L’esperienza di Progetto CMR, da 15 anni in Cina. “Essere presenti, agire con logiche di sistema, promuovere la cultura italiana”.
Se le formiche si mettono assieme, possono spostare anche un elefante. Il proverbio, di origine africana, è la perfetta sintesi delle potenzialità italiane in Cina. Il problema, però, è riuscire a mettersi assieme e non riguarda soltanto le aziende, ma anche gli architetti italiani che si sono trasferiti nell’ex Celeste Impero per intercettare le opportunità offerte dal gigante asiatico.

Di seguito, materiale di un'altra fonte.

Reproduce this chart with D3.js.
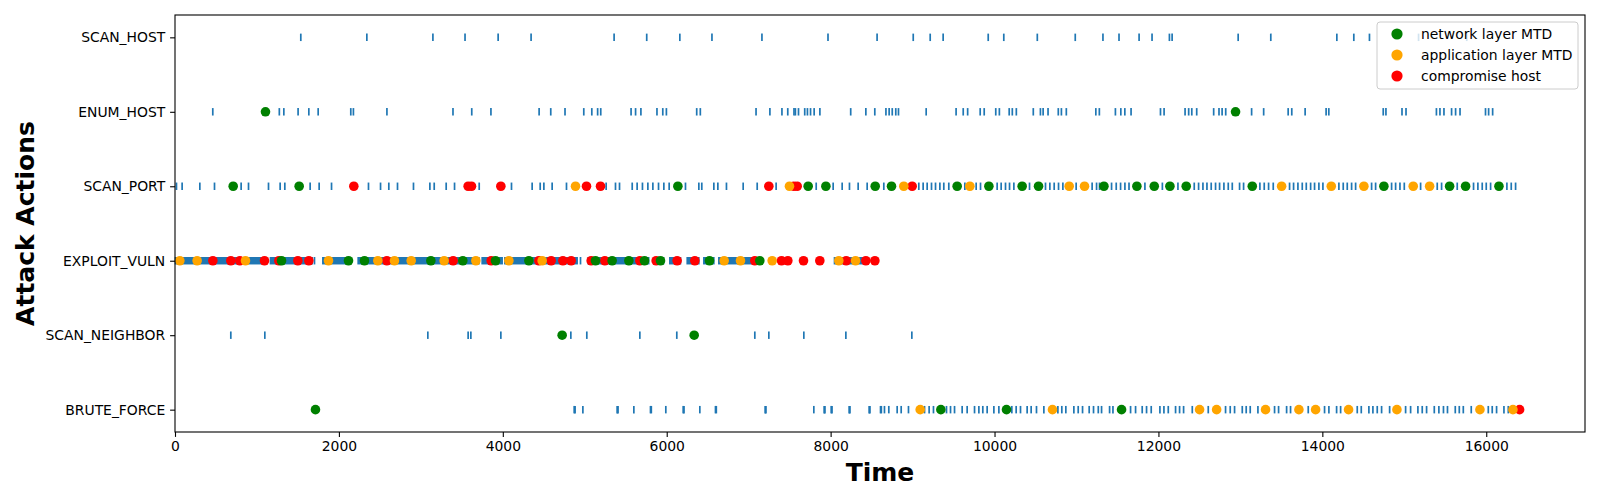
<!DOCTYPE html>
<html>
<head>
<meta charset="utf-8">
<script src="https://cdn.jsdelivr.net/npm/d3@7"></script>
<style>
    body { margin: 0; background: #fff; }
    svg text { font-family: "DejaVu Sans", sans-serif; }
</style>
</head>
<body>
<svg id="chart" width="1600" height="500"></svg>
<script>
// categories, bottom to top
var actions = ['BRUTE_FORCE', 'SCAN_NEIGHBOR', 'EXPLOIT_VULN', 'SCAN_PORT', 'ENUM_HOST', 'SCAN_HOST'];
var timeTicks = [0, 2000, 4000, 6000, 8000, 10000, 12000, 14000, 16000];

// event times per action
var scanHostTimes = [1535, 2341, 3147, 3539, 3943, 4345, 5358, 5756, 6160, 6552, 7162, 7968,
    8567, 9008, 9215, 9373, 9923, 10113, 10522, 10985, 11323, 11519, 11764, 11922, 12134, 12167,
    12973, 13371, 14177, 14384, 14575, 15174, 15762];

var enumHostTimes = [461, 1273, 1328, 1502, 1633, 1747, 2145, 2177, 2586, 3392, 3621, 3855,
    4443, 4585, 4759, 4988, 5086, 5157, 5195, 5565, 5620, 5685, 5881, 5952, 5996, 6366, 6410,
    7090, 7259, 7406, 7477, 7553, 7570, 7608, 7684, 7717, 7755, 7799, 7869, 8245,
    8430, 8539, 8675, 8714, 8752, 8795, 8828, 9166, 9531, 9618, 9672, 9825, 9874, 10015, 10059,
    10179, 10217, 10266, 10473, 10560, 10593, 10653, 10778, 10816, 10876, 11236, 11279, 11475,
    11541, 11590, 11666, 12025, 12069, 12325, 12369, 12407, 12467, 12674, 12739, 12777, 12821,
    13137, 13284, 13583, 13627, 13790, 14046, 14079, 14743, 14776, 14972, 15021, 15392, 15435,
    15484, 15577, 15626, 15680, 15991, 16029, 16078];

var scanPortTimes = [18, 87, 303, 482, 807, 897, 1141, 1283, 1340, 1649, 1759, 1910, 2361, 2508,
    2609, 2715, 2910, 3110, 3163, 3309, 3411, 3712, 4106, 4358, 4456, 4501, 4602, 4777, 5261,
    5375, 5424, 5579, 5639, 5704, 5770, 5831, 5900, 5965, 6030, 6229, 6392, 6428, 6575, 6624,
    6729, 6933, 7104, 7335, 7824, 8031, 8141, 8230, 8336, 8446, 8649, 9076, 9129, 9178, 9231,
    9280, 9333, 9381, 9442, 9638, 9776, 9829, 10032, 10081, 10134, 10183, 10236, 10427, 10622,
    10675, 10728, 10781, 10834, 10996, 11191, 11245, 11281, 11428, 11485, 11538, 11591, 11641,
    11835, 12048, 12238, 12437, 12490, 12543, 12592, 12644, 12697, 12746, 12799, 12852, 12901,
    12990, 13039, 13238, 13291, 13344, 13401, 13600, 13649, 13702, 13755, 13804, 13857, 13905,
    13958, 14007, 14202, 14255, 14304, 14357, 14406, 14601, 14650, 14845, 14894, 14947, 15000,
    15199, 15402, 15455, 15646, 15845, 15898, 15951, 16000, 16053, 16252, 16305, 16358];

// exploit events come in bursts too dense to separate: [start, end] of each burst
var exploitVulnRuns = [[6, 1104], [1165, 1674], [1804, 2081], [2235, 3708], [3748, 3992],
    [4025, 4907], [5042, 5780], [6038, 6168], [6250, 6392], [6453, 6575], [6636, 7165], [8047, 8400]];
var exploitVulnTimes = [1702, 4948, 5960];

var scanNeighborTimes = [681, 1096, 3085, 3577, 3610, 3976, 4830, 5025, 5672, 6123, 7075, 7246,
    7673, 8186, 8991];

var bruteForceTimes = [4871, 4882, 4977, 5395, 5406, 5599, 5802, 5812, 5989, 6201, 6211, 6404,
    6595, 6605, 7201, 7211, 7795, 7921, 7931, 8007, 8017, 8226, 8236, 8470, 8480, 8609, 8619,
    8657, 8710, 8812, 8861, 8950, 9146, 9202, 9255, 9414, 9463, 9512, 9605, 9666, 9756, 9809,
    9857, 9910, 9992, 10053, 10211, 10264, 10317, 10398, 10447, 10512, 10602, 10773, 10821,
    10870, 10968, 11021, 11074, 11155, 11208, 11266, 11306, 11404, 11445, 11660, 11721, 11802,
    11855, 11912, 12018, 12067, 12120, 12209, 12258, 12307, 12413, 12608, 12819, 12876, 12929,
    13023, 13071, 13120, 13214, 13417, 13466, 13564, 13612, 13828, 14027, 14080, 14174, 14223,
    14426, 14475, 14568, 14617, 14670, 14723, 14821, 15016, 15077, 15166, 15219, 15272, 15366,
    15422, 15478, 15527, 15622, 15671, 15720, 15817, 16025, 16073, 16126, 16216, 16269];

// markers: [time, action]
var networkMtd = [[1104, 'ENUM_HOST'], [12941, 'ENUM_HOST'],
    [710, 'SCAN_PORT'], [1515, 'SCAN_PORT'], [6136, 'SCAN_PORT'], [7726, 'SCAN_PORT'], [7942, 'SCAN_PORT'],
    [8544, 'SCAN_PORT'], [8743, 'SCAN_PORT'], [9544, 'SCAN_PORT'], [9931, 'SCAN_PORT'], [10337, 'SCAN_PORT'],
    [10537, 'SCAN_PORT'], [11335, 'SCAN_PORT'], [11737, 'SCAN_PORT'], [11949, 'SCAN_PORT'], [12140, 'SCAN_PORT'],
    [12339, 'SCAN_PORT'], [13145, 'SCAN_PORT'], [14751, 'SCAN_PORT'], [15553, 'SCAN_PORT'], [15748, 'SCAN_PORT'],
    [16155, 'SCAN_PORT'],
    [1300, 'EXPLOIT_VULN'], [2117, 'EXPLOIT_VULN'], [2312, 'EXPLOIT_VULN'], [3122, 'EXPLOIT_VULN'],
    [3512, 'EXPLOIT_VULN'], [3911, 'EXPLOIT_VULN'], [4318, 'EXPLOIT_VULN'], [5131, 'EXPLOIT_VULN'],
    [5334, 'EXPLOIT_VULN'], [5538, 'EXPLOIT_VULN'], [5729, 'EXPLOIT_VULN'], [5924, 'EXPLOIT_VULN'],
    [6522, 'EXPLOIT_VULN'], [7136, 'EXPLOIT_VULN'],
    [4724, 'SCAN_NEIGHBOR'], [6335, 'SCAN_NEIGHBOR'],
    [1714, 'BRUTE_FORCE'], [9345, 'BRUTE_FORCE'], [10146, 'BRUTE_FORCE'], [11550, 'BRUTE_FORCE']];

var applicationMtd = [[4887, 'SCAN_PORT'], [7498, 'SCAN_PORT'], [8893, 'SCAN_PORT'], [9699, 'SCAN_PORT'],
    [10911, 'SCAN_PORT'], [11098, 'SCAN_PORT'], [13503, 'SCAN_PORT'], [14109, 'SCAN_PORT'],
    [14507, 'SCAN_PORT'], [15109, 'SCAN_PORT'], [15309, 'SCAN_PORT'],
    [59, 'EXPLOIT_VULN'], [270, 'EXPLOIT_VULN'], [860, 'EXPLOIT_VULN'], [1873, 'EXPLOIT_VULN'],
    [2475, 'EXPLOIT_VULN'], [2678, 'EXPLOIT_VULN'], [2882, 'EXPLOIT_VULN'], [3284, 'EXPLOIT_VULN'],
    [3671, 'EXPLOIT_VULN'], [4074, 'EXPLOIT_VULN'], [4480, 'EXPLOIT_VULN'], [6701, 'EXPLOIT_VULN'],
    [6900, 'EXPLOIT_VULN'], [7287, 'EXPLOIT_VULN'], [8100, 'EXPLOIT_VULN'], [8304, 'EXPLOIT_VULN'],
    [9093, 'BRUTE_FORCE'], [10707, 'BRUTE_FORCE'], [12502, 'BRUTE_FORCE'], [12710, 'BRUTE_FORCE'],
    [13307, 'BRUTE_FORCE'], [13714, 'BRUTE_FORCE'], [13918, 'BRUTE_FORCE'], [14320, 'BRUTE_FORCE'],
    [14910, 'BRUTE_FORCE'], [15923, 'BRUTE_FORCE'], [16326, 'BRUTE_FORCE']];

var compromiseHost = [[2182, 'SCAN_PORT'], [3577, 'SCAN_PORT'], [3618, 'SCAN_PORT'], [3976, 'SCAN_PORT'],
    [5021, 'SCAN_PORT'], [5192, 'SCAN_PORT'], [7246, 'SCAN_PORT'], [7551, 'SCAN_PORT'],
    [7592, 'SCAN_PORT'], [8995, 'SCAN_PORT'],
    [462, 'EXPLOIT_VULN'], [681, 'EXPLOIT_VULN'], [791, 'EXPLOIT_VULN'], [1092, 'EXPLOIT_VULN'],
    [1267, 'EXPLOIT_VULN'], [1499, 'EXPLOIT_VULN'], [1633, 'EXPLOIT_VULN'], [2585, 'EXPLOIT_VULN'],
    [3394, 'EXPLOIT_VULN'], [3858, 'EXPLOIT_VULN'], [4440, 'EXPLOIT_VULN'], [4590, 'EXPLOIT_VULN'],
    [4733, 'EXPLOIT_VULN'], [4834, 'EXPLOIT_VULN'], [5078, 'EXPLOIT_VULN'], [5245, 'EXPLOIT_VULN'],
    [5672, 'EXPLOIT_VULN'], [5871, 'EXPLOIT_VULN'], [6127, 'EXPLOIT_VULN'], [6343, 'EXPLOIT_VULN'],
    [7075, 'EXPLOIT_VULN'], [7401, 'EXPLOIT_VULN'], [7478, 'EXPLOIT_VULN'], [7669, 'EXPLOIT_VULN'],
    [7868, 'EXPLOIT_VULN'], [8190, 'EXPLOIT_VULN'], [8430, 'EXPLOIT_VULN'], [8540, 'EXPLOIT_VULN'],
    [16407, 'BRUTE_FORCE']];

var seriesNames = ['network layer MTD', 'application layer MTD', 'compromise host'];
var seriesColors = ['green', 'orange', 'red'];

var margin = {top: 15, right: 15, bottom: 68, left: 175},
    width = 1600 - margin.left - margin.right,
    height = 500 - margin.top - margin.bottom;

var svg = d3.select('#chart'),
    g = svg.append('g').attr('transform', 'translate(' + margin.left + ',' + margin.top + ')');

var x = d3.scaleLinear().domain([0, 17205]).range([0, width]);
var y = d3.scaleLinear().domain([-0.3, 5.3]).range([height, 0]);
var row = function(name) { return actions.indexOf(name); };

var eventColor = '#1f77b4',
    halfLen = 0.05;

// event ticks
var eventRows = [
    ['SCAN_HOST', scanHostTimes], ['ENUM_HOST', enumHostTimes], ['SCAN_PORT', scanPortTimes],
    ['EXPLOIT_VULN', exploitVulnTimes], ['SCAN_NEIGHBOR', scanNeighborTimes], ['BRUTE_FORCE', bruteForceTimes]
];
var events = g.append('g');
eventRows.forEach(function(r) {
    events.selectAll(null)
        .data(r[1])
        .enter().append('line')
        .attr('x1', function(d) { return x(d); })
        .attr('x2', function(d) { return x(d); })
        .attr('y1', y(row(r[0]) - halfLen))
        .attr('y2', y(row(r[0]) + halfLen))
        .attr('stroke', eventColor)
        .attr('stroke-width', 1.7);
});

events.selectAll('rect.run')
    .data(exploitVulnRuns)
    .enter().append('rect')
    .attr('class', 'run')
    .attr('x', function(d) { return x(d[0]) - 0.8; })
    .attr('width', function(d) { return x(d[1]) - x(d[0]) + 1.6; })
    .attr('y', y(row('EXPLOIT_VULN') + halfLen))
    .attr('height', y(row('EXPLOIT_VULN') - halfLen) - y(row('EXPLOIT_VULN') + halfLen))
    .attr('fill', eventColor);

// markers (red underneath, orange on top)
var markerSets = [[compromiseHost, 'red'], [networkMtd, 'green'], [applicationMtd, 'orange']];
markerSets.forEach(function(m) {
    g.append('g').selectAll('circle')
        .data(m[0])
        .enter().append('circle')
        .attr('cx', function(d) { return x(d[0]); })
        .attr('cy', function(d) { return y(row(d[1])); })
        .attr('r', 4.8)
        .attr('fill', m[1]);
});

// axes
var xAxis = g.append('g')
    .attr('transform', 'translate(0,' + height + ')')
    .call(d3.axisBottom(x).tickValues(timeTicks).tickFormat(d3.format('d'))
        .tickSize(4.9).tickPadding(4.2).tickSizeOuter(0));

var yAxis = g.append('g')
    .call(d3.axisLeft(y).tickValues(d3.range(actions.length))
        .tickFormat(function(i) { return actions[i]; })
        .tickSize(4.9).tickPadding(4.9).tickSizeOuter(0));

[xAxis, yAxis].forEach(function(a) {
    a.select('.domain').remove();
    a.selectAll('line').attr('stroke', '#000').attr('stroke-width', 1.1);
    a.selectAll('text').attr('font-size', '13.9px').attr('fill', '#000')
        .style('font-family', '"DejaVu Sans", sans-serif');
});

// frame
g.append('rect')
    .attr('width', width).attr('height', height)
    .attr('fill', 'none').attr('stroke', '#000').attr('stroke-width', 1.1);

// axis titles
svg.append('text')
    .attr('x', margin.left + width / 2)
    .attr('y', 481)
    .attr('text-anchor', 'middle')
    .attr('font-size', '25px').attr('font-weight', 'bold')
    .text('Time');

svg.append('text')
    .attr('transform', 'translate(34,' + (margin.top + height / 2) + ') rotate(-90)')
    .attr('text-anchor', 'middle')
    .attr('font-size', '25px').attr('font-weight', 'bold')
    .text('Attack Actions');

// legend
var legend = svg.append('g').attr('transform', 'translate(1377,22)');
legend.append('rect')
    .attr('width', 201).attr('height', 67).attr('rx', 3)
    .attr('fill', '#fff').attr('fill-opacity', 0.8)
    .attr('stroke', '#ccc').attr('stroke-width', 1);

seriesNames.forEach(function(name, i) {
    var item = legend.append('g').attr('transform', 'translate(0,' + (12 + i * 21) + ')');
    item.append('circle').attr('cx', 20).attr('cy', 0).attr('r', 5.6).attr('fill', seriesColors[i]);
    item.append('text').attr('x', 44).attr('y', 0).attr('dy', '0.35em')
        .attr('font-size', '13.9px').text(name);
});
</script>
</body>
</html>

Proprio loro stanno tentando di correre ai ripari di fronte alla frammentazione tipica italiana dando vita all’Architectural Design Community, un punto di contatto tra professionisti della progettazione tra gli oltre cento studi che operano in Cina. “La Community – spiega Massimo Bagnasco, vice presidente della Camera di Commercio europea a Pechino (EUCCC) – nasce per promuovere la cultura, la visione e l’approccio progettuale degli architetti italiani”.
Bagnasco è in Cina da 12 anni come partner e managing director di Progetto CMR, società di progettazione integrata fondata da Massimo Roj (nella foto), uno dei primi architetti italiani a credere già nel 2002 nello sviluppo del Paese al punto da aprire una propria sede. “All’inizio è stata durissima – racconta Roj – ma oggi questo è il nostro secondo mercato”. L’ultimo cantiere aperto da Progetto CMR a Chongqing presenta una superficie pari a tre volte quella di CityLife, dà lavoro a 30 mila persone e sarà ultimato in 24 mesi contro i dodici anni e oltre necessari per l’ex fiera milanese.
La vicenda di Progetto CMR dimostra che per affermarsi in Cina occorre essere presenti nel Paese. Se uno studio di architettura non ha una sede qui, non solo non potrà comprendere l’evoluzione del mercato, cercare clienti, consolidare i rapporti, essere considerato un partner affidabile; avrà anche enormi difficoltà a incassare. Lo stesso vale per le aziende del mobile. Rafforzare le relazioni tra brand dell’arredo e progettisti è una parte dello sforzo necessario ad assicurarsi una fetta della mega torta del contract legato ai residence building. La parte maggiore consiste nell’entrare a diretto contatto con i developer. Gli ostacoli sono soprattutto due: distanza e costi. “Il made in Italy è perfetto per intercettare la fascia alta di clientela – afferma Bagnasco – ma è inaccessibile, a livello di prezzo, per quella media. Occorrerebbe sviluppare un prodotto made in China con gusto italiano per entrare in un mercato che oggi non c’è. Oltretutto le pmi del mobile devono unirsi perché da sole non hanno i mezzi per fare business in Cina. Aprire uno showroom è utile, ma la diffusione dev’essere capillare”.